Musicians and Artists: Gary Smart and 4 American Painters

American composer Gary Smart

Gary Smart

American composer Gary Smart combines an interest in Americana, world music, and jazz with his education in Western classical music to create an improvisation style that permits him to react and perform. When his improvisational style meets with 4 painters who also have what might be considered an improvisational style, it’s a lucky meeting for all.

Smart’s piano composition, Four American Painters, looks at four abstract expressionist painters: Willem de Kooning (1904-1997), a Dutch painter who moved to the US when he was 22; Mark Rothko (1903-1970), a Latvian painter who moved to the US with his family at age 10; Jackson Pollock (1912-1956), an American painter who is best known for his ‘action paintings’; and Helen Frankenthaler (1928-2011), who created large format abstract compositions based on forms in nature.

Willem de Kooning started painting in the style called ‘abstract expressionism’ after WWII, along other artists including Pollock, Lee Krasner, Rothko, and Helen Frankenthaler. De Kooning entered the US in 1926, having stowed away on a British freighter. His first works were inspired by Matisse still life paintings and then moved into biomorphic abstraction and traditional figure paintings.

Gary Smart: 4 American Painters – No. 1. De Kooning (Gary Smart, piano)

De Kooning: Woman and Bicycle (1952) (New York: Whitney Museum)

De Kooning: Woman and Bicycle (1952)
(New York: Whitney Museum)


De Kooning: Untitled XXV (1977)

De Kooning: Untitled XXV (1977)

Mark Rothko produced his Color Field paintings between 1949 and 1970. He saw his paintings as dramas but without the figurative subjects used before WWII. In Untitled (Multiform) from 1948, the colours extract and expand, project and retract as the viewer’s eye covers the canvas.

Gary Smart: 4 American Painters – No. 2. Rothko (Gary Smart, piano)

Rothko: Untitled (Multiform) (1948) (National Gallery of Australia)

Rothko: Untitled (Multiform) (1948) (National Gallery of Australia)

A more representative work is No. 61 (Rust and Blue) from 1953. Rothko applied colour in thin washes, and the color appears to float, with a rich luminosity. This is the same quality that Gary Smart picks up in his improvisation.

Rothko: No. 61. Rust and Blue (1953) (Los Angeles: Museum of Contemporary Art)

Rothko: No. 61. Rust and Blue (1953)
(Los Angeles: Museum of Contemporary Art)

Jackson Pollock, known for his technique of pouring or splashing paint onto a horizontal surface, gets the most active treatment by Smart, and this is where the improvisational piano matches the improvisational painting. Each artist works with a selected palette – be it key or color – and creates an active work that moves the listener/viewer in its spirit.
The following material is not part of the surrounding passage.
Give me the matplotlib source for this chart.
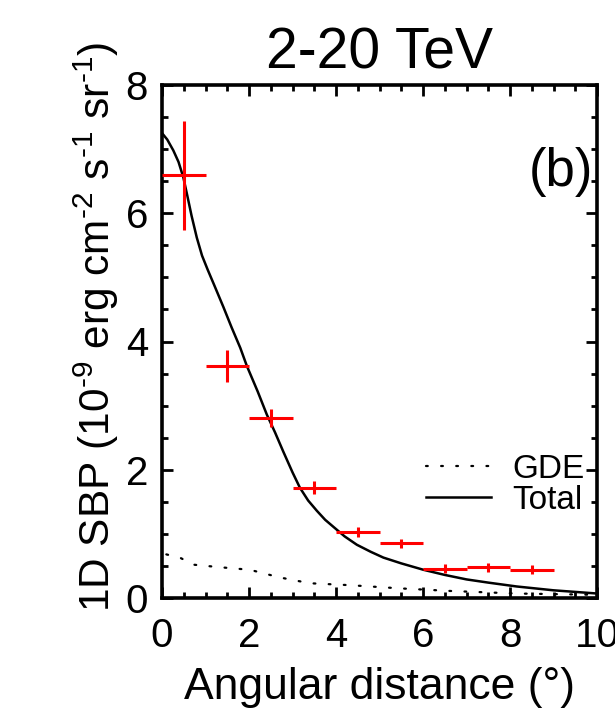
import matplotlib
matplotlib.use("Agg")
import matplotlib.pyplot as plt
from matplotlib.ticker import MultipleLocator

plt.rcParams['font.family'] = ['Liberation Sans', 'DejaVu Sans']
plt.rcParams['mathtext.fontset'] = 'custom'
plt.rcParams['mathtext.rm'] = 'Liberation Sans'
plt.rcParams['mathtext.it'] = 'Liberation Sans'

# Measured surface brightness profile (bin centres, half widths, values, errors)
data_x = [0.5, 1.5, 2.5, 3.5, 4.5, 5.5, 6.5, 7.5, 8.5]
data_xerr = [0.5, 0.5, 0.5, 0.5, 0.5, 0.5, 0.5, 0.5, 0.5]
data_y = [6.59, 3.62, 2.81, 1.72, 1.03, 0.85, 0.46, 0.48, 0.44]
data_yerr = [0.85, 0.25, 0.14, 0.10, 0.08, 0.07, 0.07, 0.07, 0.07]

# Model curves
total_x = [0.0, 0.12, 0.26, 0.38, 0.49, 0.58, 0.68, 0.80, 0.92, 1.05, 1.2,
           1.41, 1.6, 1.8, 1.95, 2.2, 2.41, 2.6, 2.79, 3.0, 3.17, 3.36,
           3.56, 3.75, 3.94, 4.2, 4.48, 4.8, 5.09, 5.5, 6.01, 6.5, 7.0,
           7.5, 8.15, 9.0, 10.0]
total_y = [7.25, 7.15, 6.98, 6.80, 6.56, 6.28, 5.96, 5.62, 5.34, 5.12, 4.88,
           4.54, 4.22, 3.90, 3.62, 3.22, 2.86, 2.58, 2.28, 1.96, 1.72, 1.52,
           1.36, 1.22, 1.11, 0.96, 0.83, 0.72, 0.63, 0.54, 0.44, 0.36, 0.29,
           0.24, 0.18, 0.12, 0.07]

gde_x = [0.1, 0.41, 0.72, 1.33, 2.02, 2.71, 3.4, 4.32, 5.47, 6.62, 8.15, 10.0]
gde_y = [0.68, 0.63, 0.52, 0.48, 0.44, 0.32, 0.23, 0.20, 0.15, 0.11, 0.07, 0.05]

fig = plt.figure(figsize=(6.15, 7.15), dpi=100)
ax = fig.add_axes([162 / 615, 1 - 598 / 715, (597 - 162) / 615, (598 - 85) / 715])

ax.errorbar(data_x, data_y, xerr=data_xerr, yerr=data_yerr, fmt='none',
            ecolor='#ff0000', elinewidth=2.2, capsize=0, zorder=3)
ax.plot(gde_x, gde_y, color='black', lw=1.6, linestyle=(0, (0.8, 6)),
        dash_capstyle='round', label='GDE')
ax.plot(total_x, total_y, color='black', lw=1.8, label='Total')

ax.set_xlim(0, 10)
ax.set_ylim(0, 8)
ax.xaxis.set_major_locator(MultipleLocator(2))
ax.xaxis.set_minor_locator(MultipleLocator(0.5))
ax.yaxis.set_major_locator(MultipleLocator(2))
ax.yaxis.set_minor_locator(MultipleLocator(0.5))
ax.tick_params(which='both', direction='in', top=True, right=True,
               width=2.0, labelsize=29)
ax.tick_params(which='major', length=8)
ax.tick_params(which='minor', length=4)
ax.tick_params(axis='x', pad=14)
ax.tick_params(axis='y', pad=10)
for s in ax.spines.values():
    s.set_linewidth(2.6)

ax.set_title('2-20 TeV', fontsize=41, pad=12)
ax.set_xlabel('Angular distance (°)', fontsize=32, labelpad=8)
ax.set_ylabel('1D SBP (10$^{\u2010 9}$ erg cm$^{\u2010 2}$ s$^{\u2010 1}$ sr$^{\u2010 1}$)',
              fontsize=30.5)
ax.yaxis.set_label_coords(-0.095, 0.528)

ax.text(9.92, 6.65, '(b)', fontsize=38, ha='right', va='center')

ax.legend(loc='center right', bbox_to_anchor=(1.01, 0.22), frameon=False,
          fontsize=24, handlelength=1.95, handletextpad=0.65,
          labelspacing=0.0, borderpad=0)

fig.savefig('out.png', dpi=100)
Gary Smart: 4 American Painters – No. 3. Pollock (Gary Smart, piano)

Pollock: No. 5 (1948) (private collection)

Pollock: No. 5 (1948) (private collection)


Pollock: Autumn Rhythm (Number 30) (1950) (New York: Metropolitan Museum of Art)

Pollock: Autumn Rhythm (Number 30) (1950) (New York: Metropolitan Museum of Art)

The final painter, Helen Frankenthaler, was the rare woman in the Abstract Expressionist group. Often overlooked, or dismissed by critics as creating softer, less hard-edged works than then more visible male artists, her work has to be reconsidered in light of the tremendous influence she had on following abstract artists.

In her 1950 work, Painted on 21st Street, Helen Frankenthaler created a truly mixed media piece, combining oil, sand, plaster, and coffee grounds on her canvas.

Gary Smart: 4 American Painters – No. 4. Frankenthaler (Gary Smart, piano)

Frankenthaler: Painted on 21st Street (1950) (Washington, DC: Hirshhorn Museum)

Frankenthaler: Painted on 21st Street (1950) (Washington, DC: Hirshhorn Museum)

Her 1952 work, Mountains and Sea, was influential for the following Color Field painters. Like Pollock’s work, this was created by pouring thinned paint directly onto raw, unprimed canvas laid on the studio floor. She worked from all sides and created floating fields of colour. She then added lines in charcoal.

Frankenthaler: Mountains and Sea (1952) (Washington: on loan to the National Gallery of Art)

Frankenthaler: Mountains and Sea (1952) (Washington: on loan to the National Gallery of Art)

A late work, Flirt (1995), carried the Color Field style further and provided more inspiration for both men and women artists.

Frankenthaler: Flirt (1995) (Helen Frankenthaler Foundation)

Frankenthaler: Flirt (1995) (Helen Frankenthaler Foundation)

In his piano suite of artists, Gary Smart has tried to capture in sound what we are seeing with our eyes: non-figural portraits, light emerging from the dark, frenzied paint movement, or mixtures of gestures and objects. Musical improvisation and Abstract painting have their complementary sides.